Yesterday seemed to drag on with my phone buzzing every few minutes with someone trying to find out if I was okay as the news spread around the globe.  Early reports coming in where chaotic and confusing.  At one point, we thought there might be two shooters.  We also heard that over twenty people had been shot.  There have been so many of these events that people now know that the early information is often unreliable.  But it’s also terrifying.

My two-year-old daughter attends a suburban pre-school here.  They locked down in response to the news about the shooting.  Other colleagues have their own children in the University daycare and preschool.  They locked down.  I can’t imagine the horror and anxiety of being forced to shelter in place in your campus office knowing a shooter was firing off rounds near you and your child in the campus daycare.

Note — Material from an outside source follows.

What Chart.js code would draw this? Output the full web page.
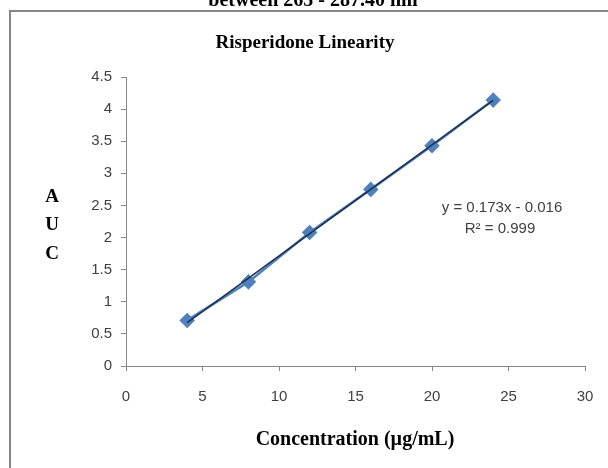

This isn’t the first time I’ve been relatively near to a mass shooting.  The 1 October shooting happened in Vegas right around when I moved to Vegas.  I lived in Orlando about a mile and a half from the Pulse nightclub shooting.  I was in downtown Charleston when the Mother Emanuel shooting happened.  I’m not unique.  There are way too many mass shootings.   

Something about this feels different though. I walk through the buildings where the shooting occurred all the time.  On any day, I could have been over there.  The faculty killed were people I might have worked with, had their lives not been ended.

Next semester, I will teach two classes.  We’ll start with a review for how to escape the building.  It’s how all my classes will start from now on. 

I’m freaked out.  My students will undoubtedly be freaked out.